Cohen: What does that sign say?
Curtis: Pedestrian crossing. Are you a pedestrian?
Cohen: No. I’m a Christian.
Super funny at face value. Typically profound as children’s funny things can be when you dig deeper.
Everybody knows what pedestrian, the noun, means, right? ”Walker.”
Or in more recent days, “somebody who texts without a seat belt.”
But as an adjective, “pedestrian” means something different. The dictionary definition:
“lacking inspiration or excitement; dull.”
Synonyms include words like dull, boring, tedious, monotonous, uneventful, unremarkable, tiresome, wearisome, uninspired, unimaginative, unexciting, uninteresting, and uninvolving.
Are you pedestrian?
No.

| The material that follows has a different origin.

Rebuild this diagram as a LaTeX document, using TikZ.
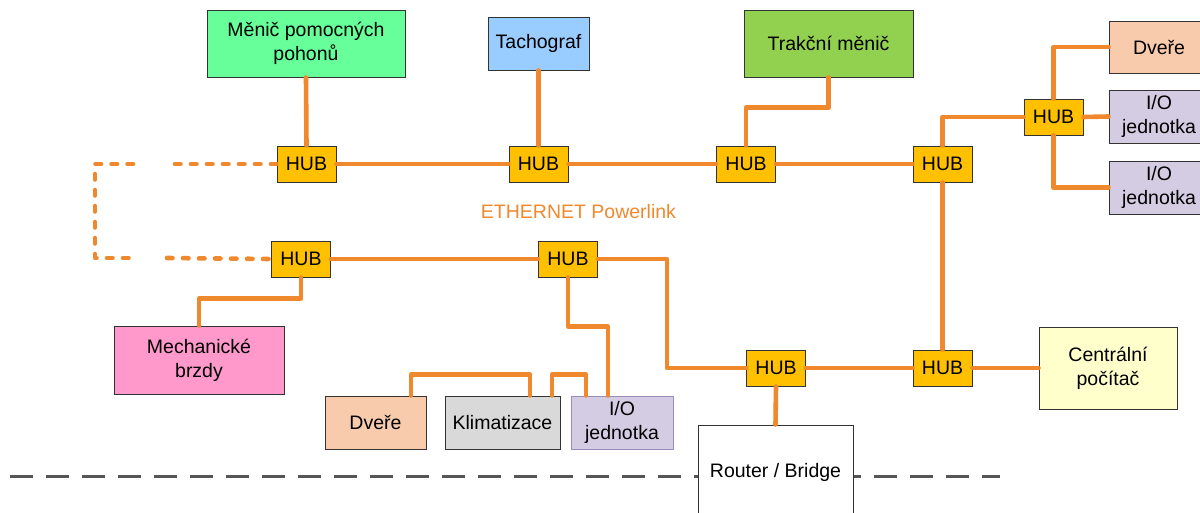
\documentclass[tikz,border=0pt]{standalone}
\usepackage{fontspec}
\setmainfont{Liberation Sans}
\usetikzlibrary{calc}
\definecolor{lan}{HTML}{F0892D}
\definecolor{hubfill}{HTML}{FFC000}
\definecolor{aux}{HTML}{66FF99}
\definecolor{tacho}{HTML}{99CCFF}
\definecolor{trac}{HTML}{92D050}
\definecolor{door}{HTML}{F8CBAD}
\definecolor{iofill}{HTML}{D3CCE2}
\definecolor{iodraw}{HTML}{9C8CBE}
\definecolor{brake}{HTML}{FF99CC}
\definecolor{clima}{HTML}{D9D9D9}
\definecolor{cpu}{HTML}{FFFFCC}
\definecolor{sep}{HTML}{555555}
\begin{document}
\begin{tikzpicture}[x=1pt,y=-1pt,
  unit/.style={draw=black!80, line width=1pt, inner sep=0pt, align=center,
    font=\fontsize{19.5}{24}\selectfont},
  hub/.style={unit, fill=hubfill, minimum width=59pt, minimum height=36pt},
  link/.style={draw=lan, line width=4.6pt, line cap=round, line join=round},
  dotlink/.style={link, dash pattern=on 5.5pt off 10.5pt},
  border/.style={draw=sep, line width=3pt, dash pattern=on 23pt off 13pt}]
\useasboundingbox (0,0) rectangle (1200,512);

% vehicle boundary
\coordinate (bL) at (10,476);
\coordinate (bR) at (1000,476);
\draw[border] (bL) -- (bR);

% end devices
\node[unit, fill=aux, minimum width=198pt, minimum height=67pt] (mpp) at (306,43.5) {Měnič pomocných\\pohonů};
\node[unit, fill=tacho, minimum width=101pt, minimum height=53pt] (tach) at (538.5,43.5) {Tachograf};
\node[unit, fill=trac, minimum width=169pt, minimum height=67pt] (trak) at (828.5,43.5) {Trakční měnič};
\node[unit, fill=door, minimum width=100pt, minimum height=52pt] (dvR) at (1159,47) {Dveře};
\node[unit, fill=iofill, minimum width=100pt, minimum height=53pt] (ioA) at (1159,116.5) {I/O\\jednotka};
\node[unit, fill=iofill, minimum width=100pt, minimum height=53pt] (ioC) at (1159,187.5) {I/O\\jednotka};
\node[unit, fill=brake, minimum width=170pt, minimum height=68pt] (brz) at (199,360) {Mechanické\\brzdy};
\node[unit, fill=door, minimum width=101pt, minimum height=53pt] (dvB) at (375.5,422.5) {Dveře};
\node[unit, fill=clima, minimum width=115pt, minimum height=53pt] (klim) at (502.5,422.5) {Klimatizace};
\node[unit, draw=iodraw, fill=iofill, minimum width=102pt, minimum height=53pt] (ioB) at (622,422.5) {I/O\\jednotka};
\node[unit, fill=white, minimum width=155pt, minimum height=94pt] (rtr) at (775.5,472) {Router / Bridge};
\node[unit, fill=cpu, minimum width=138pt, minimum height=82pt] (cpu) at (1108,368) {Centrální\\počítač};

% hubs
\node[hub] (hA) at (306.5,164) {HUB};
\node[hub] (hB) at (538.5,164) {HUB};
\node[hub] (hC) at (746,164) {HUB};
\node[hub] (hD) at (942.5,164) {HUB};
\node[hub] (hR) at (1053.5,117) {HUB};
\node[hub] (hE) at (301,259) {HUB};
\node[hub] (hF) at (568,259) {HUB};
\node[hub] (hG) at (776,368) {HUB};
\node[hub] (hH) at (942.5,368) {HUB};

\node[text=lan, font=\fontsize{19.5}{24}\selectfont, anchor=base] (eth) at (578.5,218) {ETHERNET Powerlink};

% upper ring
\draw[link] (hA.east) -- (hB.west);
\draw[link] (hB.east) -- (hC.west);
\draw[link] (hC.east) -- (hD.west);
\draw[link] (mpp.south) -- (hA.north);
\draw[link] (tach.south) -- (hB.north);
\draw[link] (hC.north) -- ++(0,-38) -| (trak.south);
\draw[link] (hD.north) |- (hR.west);
\draw[link] (hR.north) |- (dvR.west);
\draw[link] (hR.east) -- (ioA.west);
\draw[link] (hR.south) |- (ioC.west);
\draw[link] (hD.south) -- (hH.north);

% lower ring
\coordinate (kF) at (667,368);
\draw[link] (hE.east) -- (hF.west);
\draw[link] (hF.east) -| (kF) -- (hG.west);
\draw[link] (hG.east) -- (hH.west);
\draw[link] (hH.east) -- (cpu.west);
\draw[link] (hG.south) -- (rtr.north);
\draw[link] (hE.south) -- ++(0,21) -| (brz.north);
\draw[link] (hF.south) -- ++(0,49) -| ($(ioB.north)+(-14,0)$);
\draw[link] ($(dvB.north)+(35.5,0)$) -- ++(0,-21) -| ($(klim.north)+(27.5,0)$);
\draw[link] ($(klim.north)+(49.5,0)$) -- ++(0,-21) -| ($(ioB.north)+(-36,0)$);

% coupling between the two rings
\coordinate (dA1) at (173,164);
\coordinate (dA2) at (133,164);
\coordinate (dC1) at (95,164);
\coordinate (dC2) at (95,258);
\coordinate (dE2) at (133,258);
\coordinate (dE1) at (167,258);
\draw[dotlink] (hA.west) -- (dA1);
\draw[dotlink] (dA2) -- (dC1) -- (dC2) -- (dE2);
\draw[dotlink] (dE1) -- (hE.west);
\end{tikzpicture}
\end{document}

I’m Christian.
Wouldn’t it be awesome if being a Christian really was the opposite of being pedestrian? Wouldn’t it be amazing if somebody said, referring to one of us, “He’s too much of a Christian to live a pedestrian life”?
If you trace Christianity back to its earthly beginnings, you can certainly make a case for that. If the Christmas story means anything, it means that the God of Heaven has dispatched his storm troopers with a message and a warning: Things are about to get interesting.
And Christmas is a reminder that this is the perspective of heaven.
Think about the biblical characters involved…
Mary? Hardly uneventful.
Joseph? Don’t think we would say his life was monotonous anymore.
Shepherds? Whatever sheep herding at midnight looked like prior, it became anything but dull when the angel armies showed up.
But the most important thing in all their lives was how different they became because of it. Even the shepherds, those paragons of responsible living, didn’t say, “Well, we’d better get back to the sheep.” They went into broadcast mode.
Think of the words or phrases associated with that amazing event:
With God all things are possible.
Not a pedestrian description in the bunch. So when did “people of faith” start equating the things of God with playing it safe, monotonous routines, or chewing the spiritual cud?
I don’t think that’s what the Architect of the Ages had in mind.
What can we do or how can we live this Christmas (and beyond) that claims our birthright and keeps us from shuffling along in pedestrian lives?
How can I live with imagination? Inspiration? Engagement?
What can you do that’s remarkable? Or how can you enter in to the remarkable that already is?
Please tell me we haven’t reduced “remarkable” to where we can find the best deals on the latest gadget. Please tell me we haven’t forgotten how to keep the Story of the Ages ageless and breathless with anticipation.
Are you a pedestrian?
No. I’m a Christian.
I hope to God there is something in me this Christmas season that can testify to that. How about you?